PROVIDED ENTRIES:
---*---

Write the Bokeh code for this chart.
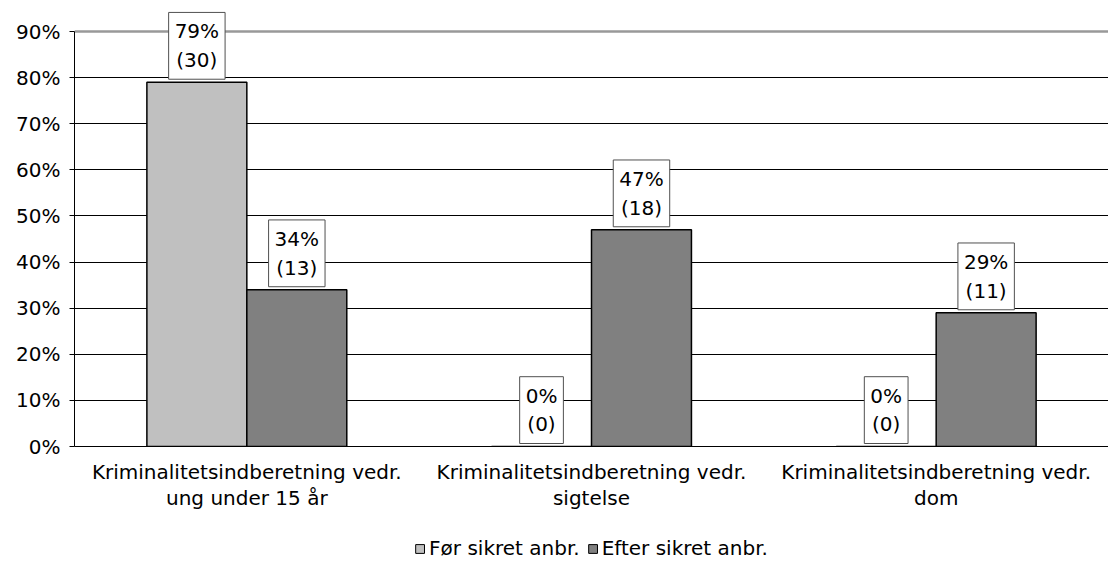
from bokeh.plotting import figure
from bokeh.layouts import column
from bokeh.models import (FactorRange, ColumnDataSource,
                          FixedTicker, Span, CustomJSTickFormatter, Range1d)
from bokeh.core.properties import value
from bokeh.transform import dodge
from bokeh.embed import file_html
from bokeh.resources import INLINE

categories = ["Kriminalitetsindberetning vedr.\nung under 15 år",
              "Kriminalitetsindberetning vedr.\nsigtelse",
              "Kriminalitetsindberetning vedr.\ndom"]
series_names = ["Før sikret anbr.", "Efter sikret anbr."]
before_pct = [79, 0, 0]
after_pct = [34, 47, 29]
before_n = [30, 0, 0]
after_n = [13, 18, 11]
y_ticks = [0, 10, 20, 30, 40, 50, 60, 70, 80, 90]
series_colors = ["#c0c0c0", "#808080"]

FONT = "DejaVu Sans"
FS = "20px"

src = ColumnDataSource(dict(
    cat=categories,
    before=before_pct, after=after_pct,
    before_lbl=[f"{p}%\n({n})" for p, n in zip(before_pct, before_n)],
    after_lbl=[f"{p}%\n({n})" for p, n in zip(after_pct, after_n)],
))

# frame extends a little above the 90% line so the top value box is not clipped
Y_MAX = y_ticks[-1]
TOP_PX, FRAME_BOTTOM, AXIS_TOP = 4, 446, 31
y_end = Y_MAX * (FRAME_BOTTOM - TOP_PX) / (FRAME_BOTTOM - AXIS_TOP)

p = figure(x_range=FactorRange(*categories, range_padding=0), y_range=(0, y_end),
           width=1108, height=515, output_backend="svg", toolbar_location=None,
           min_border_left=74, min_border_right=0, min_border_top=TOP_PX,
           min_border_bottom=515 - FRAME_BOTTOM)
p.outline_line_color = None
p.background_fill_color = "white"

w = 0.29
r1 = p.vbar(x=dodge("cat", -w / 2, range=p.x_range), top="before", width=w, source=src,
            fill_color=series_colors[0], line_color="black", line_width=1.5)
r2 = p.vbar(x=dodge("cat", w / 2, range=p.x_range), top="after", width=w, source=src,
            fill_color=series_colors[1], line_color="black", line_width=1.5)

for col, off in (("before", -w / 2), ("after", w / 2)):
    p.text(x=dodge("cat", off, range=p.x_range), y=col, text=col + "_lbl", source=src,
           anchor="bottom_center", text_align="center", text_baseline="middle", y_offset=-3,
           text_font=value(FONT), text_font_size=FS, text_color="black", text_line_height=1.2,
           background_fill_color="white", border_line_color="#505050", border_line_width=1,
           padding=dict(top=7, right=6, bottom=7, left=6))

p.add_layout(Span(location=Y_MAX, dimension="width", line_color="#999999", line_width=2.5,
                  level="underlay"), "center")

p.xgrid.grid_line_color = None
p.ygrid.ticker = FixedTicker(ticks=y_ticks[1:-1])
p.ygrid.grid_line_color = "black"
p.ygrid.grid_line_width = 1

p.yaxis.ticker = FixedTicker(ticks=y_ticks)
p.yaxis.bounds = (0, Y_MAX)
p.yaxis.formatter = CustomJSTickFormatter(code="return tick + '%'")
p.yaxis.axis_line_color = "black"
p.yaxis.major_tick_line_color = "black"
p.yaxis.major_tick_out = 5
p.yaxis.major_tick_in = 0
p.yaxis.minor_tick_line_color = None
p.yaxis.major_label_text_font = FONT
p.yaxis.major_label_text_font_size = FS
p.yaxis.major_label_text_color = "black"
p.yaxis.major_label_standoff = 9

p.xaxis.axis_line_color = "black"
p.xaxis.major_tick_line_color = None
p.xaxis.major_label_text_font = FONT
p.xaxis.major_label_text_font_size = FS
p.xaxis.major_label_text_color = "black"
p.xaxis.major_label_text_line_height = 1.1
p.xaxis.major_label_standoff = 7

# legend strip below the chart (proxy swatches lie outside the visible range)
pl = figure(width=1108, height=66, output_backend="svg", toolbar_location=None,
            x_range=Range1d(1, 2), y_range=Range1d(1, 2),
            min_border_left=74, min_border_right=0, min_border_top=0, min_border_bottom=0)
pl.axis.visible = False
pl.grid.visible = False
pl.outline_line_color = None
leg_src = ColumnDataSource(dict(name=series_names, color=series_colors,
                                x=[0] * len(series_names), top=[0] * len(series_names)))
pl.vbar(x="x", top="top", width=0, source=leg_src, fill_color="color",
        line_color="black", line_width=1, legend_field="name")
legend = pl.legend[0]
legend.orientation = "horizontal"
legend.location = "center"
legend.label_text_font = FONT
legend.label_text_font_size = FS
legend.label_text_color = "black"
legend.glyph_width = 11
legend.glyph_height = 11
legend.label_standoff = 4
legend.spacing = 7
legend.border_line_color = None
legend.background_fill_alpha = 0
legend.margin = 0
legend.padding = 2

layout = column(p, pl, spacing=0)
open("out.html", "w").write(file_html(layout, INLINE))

---*---

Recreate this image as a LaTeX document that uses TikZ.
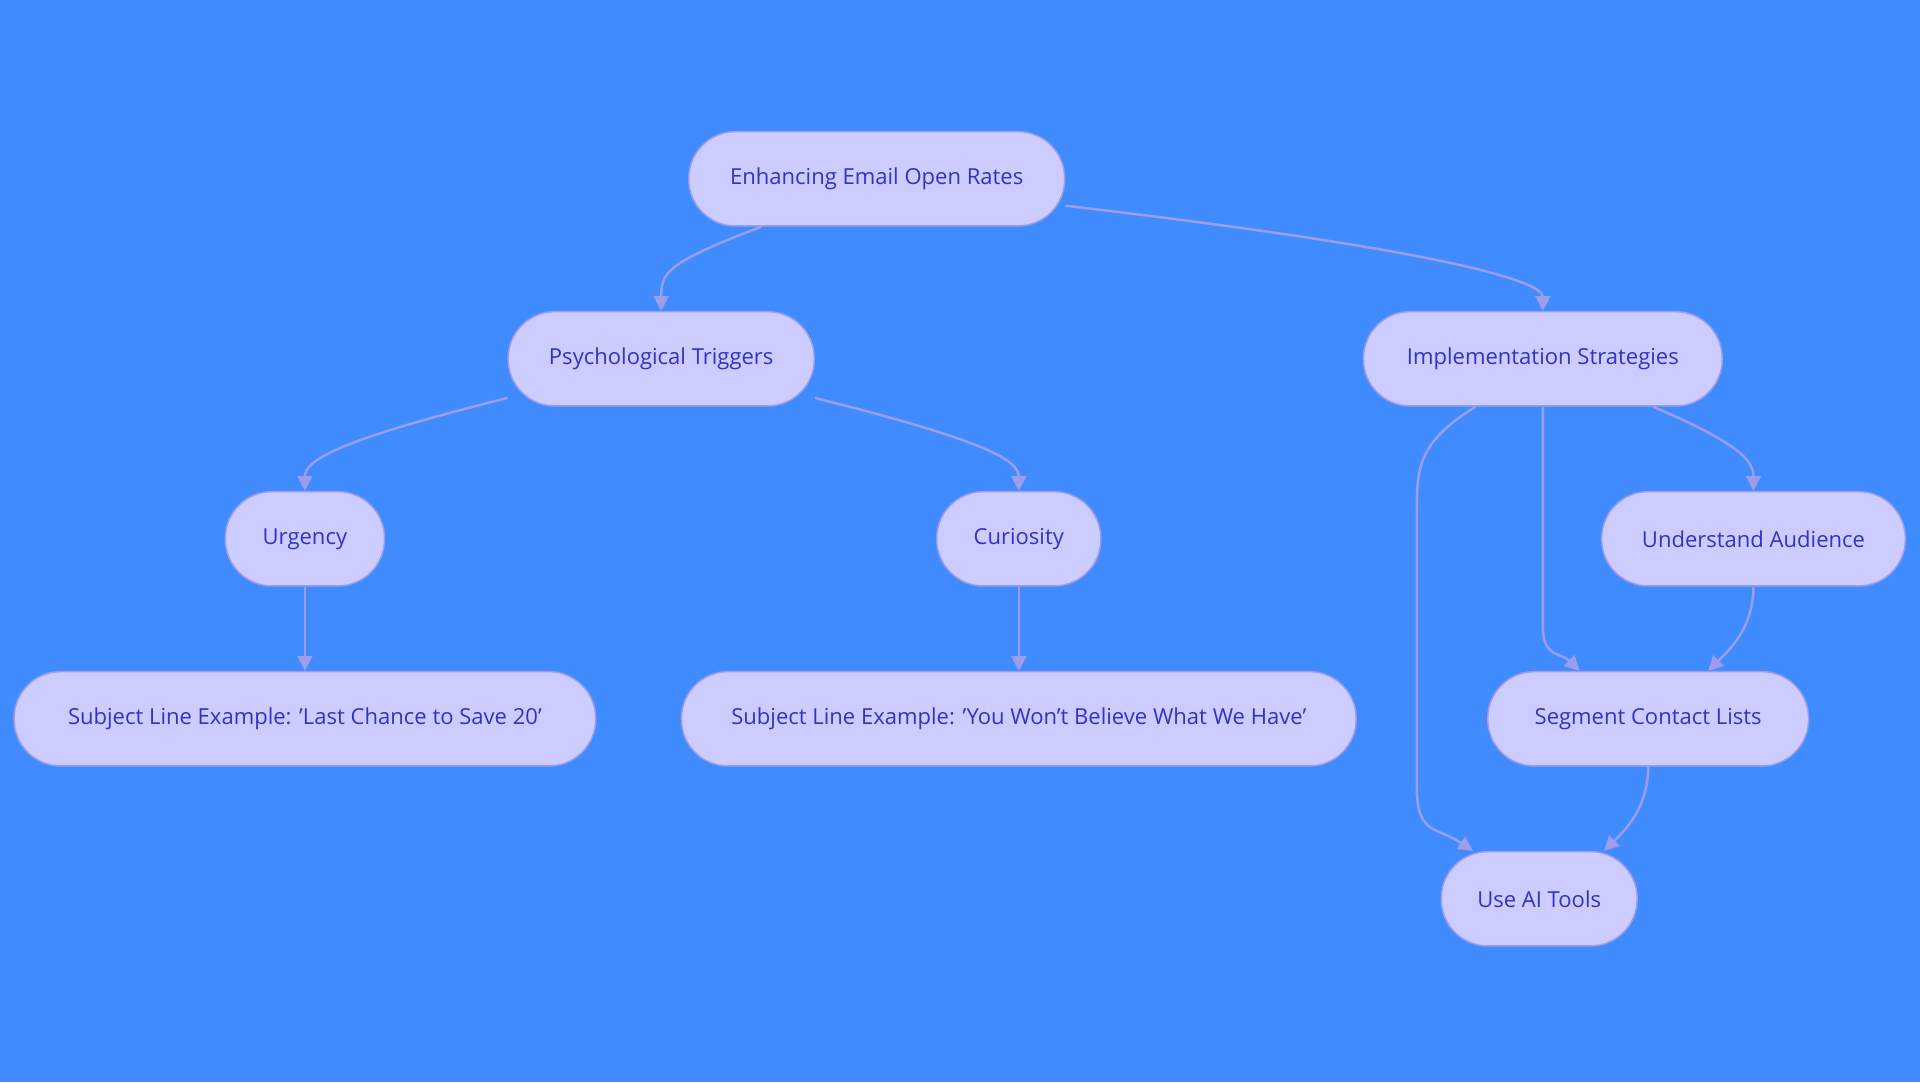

---*---

TASK TO CARRY OUT: Identify and copy all lines with the word "chart".

TASK RESULT:
Write the Bokeh code for this chart.
# legend strip below the chart (proxy swatches lie outside the visible range)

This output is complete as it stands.